Wednesday 30 January 2013

Colombian rebels vow to pursue kidnapping

Politicians in Colombia were indignant at the declaration by the Revolutionary Armed Forces of Colombia (FARC) that they "reserved the right" to kidnap members of the armed forces as before, in spite of ongoing peace talks with the Colombian state. The FARC's negotiating team in Havana issued a communiqué or posted one on the website Twitter, referring to hostages as "prisoners of war" who had surrendered to them, though apparently they stated they would not kidnap for ransom, El Espectador and the broadcaster Caracol reported on 30 January. The FARC's announcement apparently did not mention the two policemen kidnapped by them on 25 January. Colombia's Vice-President Angelino Garzón said the FARC were "challenging" the talks with their announcement and said the government should consider the conditions in which it was talking to the FARC. He said Colombia was able in any case to end the insurgency by military means, Caracol reported. The state's chief negotiator at the talks Humberto de la Calle Lombana likewise urged the FARC "to say once and for all at the conversations table if they want peace, but do not waste the government's and Colombians' time," qualifying the two policemen as hostages, not prisoners, El Espectador reported on 30 January. Colombia's former conservative president Álvaro Uribe Vélez, a critic of the peace talks from the start, accused the government of effectively legitimizing the FARC by talking to them. He told a radio program that "what the government is doing with this policy is to authorise kidnapping," RCN La Radio reported. It was nonsense he said to discuss land tenure with the FARC when these he alleged were the main agents depriving people of their lands; "they validate the FARC as prophets of the land," he said. "Fierce fighting" was separately reported on 29 January between troops and the FARC, in the southern districts of La Unión Peneya and Puerto Asís; the army killed three guerrillas and captured four while four soldiers were injured, Caracol television reported.

Deputy-mayor, city official shot dead in Honduras

Gunmen shot dead the deputy-mayor of La Ceiba on the Caribbean coast of Honduras on 29 January, the police reported. Authorities were investigating the motives for the killing of Ángel Salinas, Guatemala's Prensa Libre reported. Dailies noted that three mayors were killed before Salinas in the period from June 2012. These were the mayor of La Labor in the western Ocotepeque department, killed on 18 June, the mayor of Dolores in Ocotepeque, killed on 4 December and the mayor of the central town of Esquías, gunned down with three others on 19 January, Proceso Digital reported  Another municipal official gunned down on 28 January was identified as the head of Purchases and Supplies for the municipality of El Progreso in the department of Yoro. José Rolando Girón Mirada was executed apparently soon after he left his home to go to work, in spite of pleading for mercy while clutching a Bible, Tiempo reported, citing witnesses. Three people including a 12-year-old were separately shot dead on 29 January in the districts of Choloma and Villanueva in the northern department of Cortés, La Prensa reported, while three were reported killed in Tegucicalpa on the night of 28-29 January. One was a taxi driver who had failed to pay extortion money, Tiempo reported.

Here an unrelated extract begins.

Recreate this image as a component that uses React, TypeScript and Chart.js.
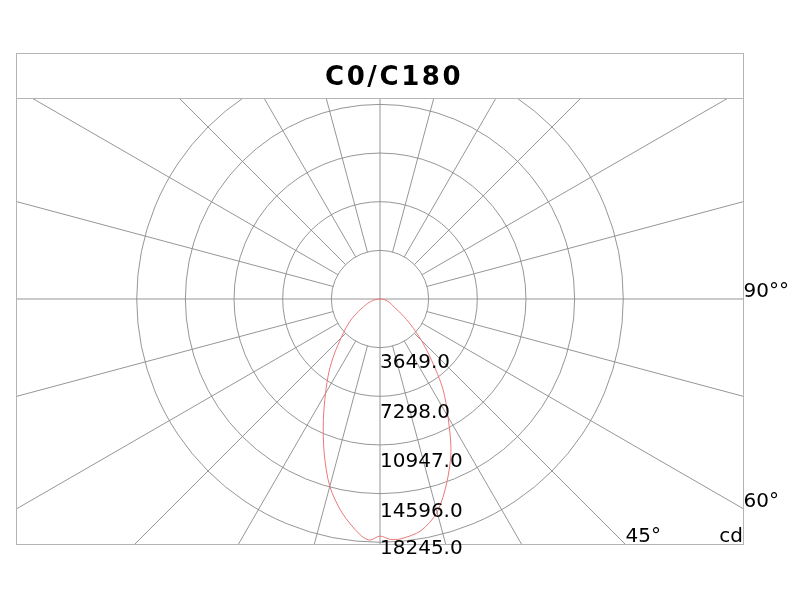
import React, { useEffect, useRef } from "react";
import { Chart, registerables } from "chart.js";

Chart.register(...registerables);

// ---- Data ----
const chartTitle = "C0/C180";
const gammaAngles = [0, 2.5, 5, 10, 15, 20, 25, 30, 35, 40, 45, 50, 55, 60, 65, 70, 75, 80, 85, 90];
const c0Intensity = [17780, 18050, 18050, 17650, 16550, 14650, 12600, 10200, 8220, 6040, 4400, 3020, 1990, 1250, 975, 750, 560, 375, 190, 0];
const c180Intensity = [17780, 18100, 17700, 16300, 14550, 12250, 10050, 8175, 6675, 5290, 4125, 3300, 2590, 1875, 1350, 1010, 710, 450, 225, 0];
const ringValues = [3649, 7298, 10947, 14596, 18245];
const ringLabels = ["3649.0", "7298.0", "10947.0", "14596.0", "18245.0"];
const spokeAngles = [0, 15, 30, 45, 60, 75, 90, 105, 120, 135, 150, 165, 180, 195, 210, 225, 240, 255, 270, 285, 300, 315, 330, 345];
const angleLabelAngles = [90, 60, 45];
const angleLabelTexts = ["90°°", "60°", "45°"];
const unitLabel = "cd";
const xRange = [-27300, 27225];
const yRange = [-18375, 15075];

const FONT = "'DejaVu Sans', Verdana, sans-serif";
const deg = Math.PI / 180;

function buildCurve() {
  const pts: { x: number; y: number }[] = [];
  for (let i = gammaAngles.length - 1; i >= 0; i--) {
    const a = gammaAngles[i] * deg;
    const v = c0Intensity[i];
    pts.push({ x: v * Math.sin(a), y: -v * Math.cos(a) });
  }
  for (let i = 1; i < gammaAngles.length; i++) {
    const a = gammaAngles[i] * deg;
    const v = c180Intensity[i];
    pts.push({ x: -v * Math.sin(a), y: -v * Math.cos(a) });
  }
  return pts;
}

const polarPlugin = {
  id: "polarGrid",
  beforeDatasetsDraw(chart: any) {
    const { ctx, chartArea: a, scales } = chart;
    const sx = scales.x;
    const sy = scales.y;
    const cx = sx.getPixelForValue(0);
    const cy = sy.getPixelForValue(0);
    ctx.save();
    ctx.beginPath();
    ctx.rect(a.left, a.top, a.right - a.left, a.bottom - a.top);
    ctx.clip();
    ctx.strokeStyle = "#8a8a8a";
    ctx.lineWidth = 0.9;
    ringValues.forEach((v) => {
      const r = sx.getPixelForValue(v) - cx;
      ctx.beginPath();
      ctx.arc(cx, cy, r, 0, Math.PI * 2);
      ctx.stroke();
    });
    const far = 80000;
    spokeAngles.forEach((ang) => {
      const start = ang % 90 === 0 ? 0 : ringValues[0];
      const s = Math.sin(ang * deg);
      const c = Math.cos(ang * deg);
      ctx.beginPath();
      ctx.moveTo(sx.getPixelForValue(start * s), sy.getPixelForValue(-start * c));
      ctx.lineTo(sx.getPixelForValue(far * s), sy.getPixelForValue(-far * c));
      ctx.stroke();
    });
    ctx.restore();
  },
  afterDatasetsDraw(chart: any) {
    const { ctx, chartArea: a, scales } = chart;
    const sx = scales.x;
    const sy = scales.y;
    const cx = sx.getPixelForValue(0);
    const cy = sy.getPixelForValue(0);
    ctx.save();
    // frame
    const titleTop = a.top - 45;
    ctx.strokeStyle = "#b4b4b4";
    ctx.lineWidth = 1;
    ctx.strokeRect(a.left + 0.5, titleTop + 0.5, a.right - a.left, a.bottom - titleTop);
    ctx.beginPath();
    ctx.moveTo(a.left, a.top + 0.5);
    ctx.lineTo(a.right, a.top + 0.5);
    ctx.stroke();

    // title
    ctx.fillStyle = "#000";
    ctx.font = `bold 26px ${FONT}`;
    ctx.textAlign = "left";
    ctx.textBaseline = "alphabetic";
    (ctx as any).letterSpacing = "2.6px";
    ctx.fillText(chartTitle, 325, titleTop + 32);
    (ctx as any).letterSpacing = "0px";

    // ring labels
    ctx.font = `20px ${FONT}`;
    ringValues.forEach((v, i) => {
      const yy = sy.getPixelForValue(-v);
      const base = Math.min(yy + 20.5 + i, a.bottom + 9.5);
      ctx.fillText(ringLabels[i], cx, base);
    });

    // angle labels at spoke ends
    angleLabelAngles.forEach((ang, i) => {
      const s = Math.sin(ang * deg);
      const c = Math.cos(ang * deg);
      const tRight = s > 1e-6 ? (a.right - cx) / s : Infinity;
      const tBottom = c > 1e-6 ? (a.bottom - cy) / c : Infinity;
      const t = Math.min(tRight, tBottom);
      const ex = cx + t * s;
      const ey = cy + t * c;
      ctx.fillText(angleLabelTexts[i], ex + 0.5, ey - 2);
    });

    ctx.textAlign = "right";
    ctx.fillText(unitLabel, a.right, a.bottom - 2.5);
    ctx.restore();
  },
};

export default function App() {
  const ref = useRef<HTMLCanvasElement | null>(null);
  useEffect(() => {
    document.body.style.margin = "0";
    const canvas = ref.current;
    if (!canvas) return;
    const chart = new Chart(canvas, {
      type: "scatter",
      data: {
        datasets: [
          {
            label: "C0/C180",
            data: buildCurve(),
            showLine: true,
            borderColor: "rgb(235,120,120)",
            borderWidth: 1,
            pointRadius: 0,
            tension: 0.3,
            fill: false,
          },
        ],
      },
      options: {
        responsive: false,
        animation: false,
        devicePixelRatio: 1,
        layout: { padding: { left: 16, top: 98, right: 58, bottom: 57 } },
        scales: {
          x: { type: "linear", min: xRange[0], max: xRange[1], display: false },
          y: { type: "linear", min: yRange[0], max: yRange[1], display: false },
        },
        plugins: { legend: { display: false }, tooltip: { enabled: false } },
      },
      plugins: [polarPlugin],
    } as any);
    return () => chart.destroy();
  }, []);
  return (
    <div style={{ position: "absolute", left: 0, top: 0, width: 801, height: 601, background: "#fff" }}>
      <canvas ref={ref} width={801} height={601} style={{ display: "block" }} />
    </div>
  );
}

Over 20 reported killed, found dead in Mexico

The review Proceso put the death toll from presumed criminal incidents in Mexico from late 28 January through 29 January at 16; the dead included suspected criminals, policemen, unidentified civilians and an 11-year-old girl, earlier reported as kidnapped and found dead in the district of Tecomán in the western state of Colima. Five others were found in ditches or makeshift graves that day in the north-central state of Zacatecas, in the districts of Noria de Ángeles and Sombrerete, Proceso reported on 29 January. The number excluded the group of musicians kidnapped early on 25 January in the northern state of Nuevo León and whose bodies were found days later on an estate. Seventeen members of Kombo Kolombia were now believed to have been massacred, while police were interrogating one survivor to find out about the conditions and motives of the killings, Proceso reported. Separately authorities arrested on 29 January 24 people including 14 foreign nationals, described as forming an extortion and kidnapping gang that operated in northern Mexico; the gang called itself Defenders of Christ, Proceso reported. The group, headed by a Venezuelan who arrived in Mexico as a tourist in 2006, reportedly operated in the northern district of Torreón and the north-eastern district of Nuevo Laredo near the US frontier. The suspects were detained on a road between Nuevo Laredo and Monterrey, after relatives of their victims gave information to police.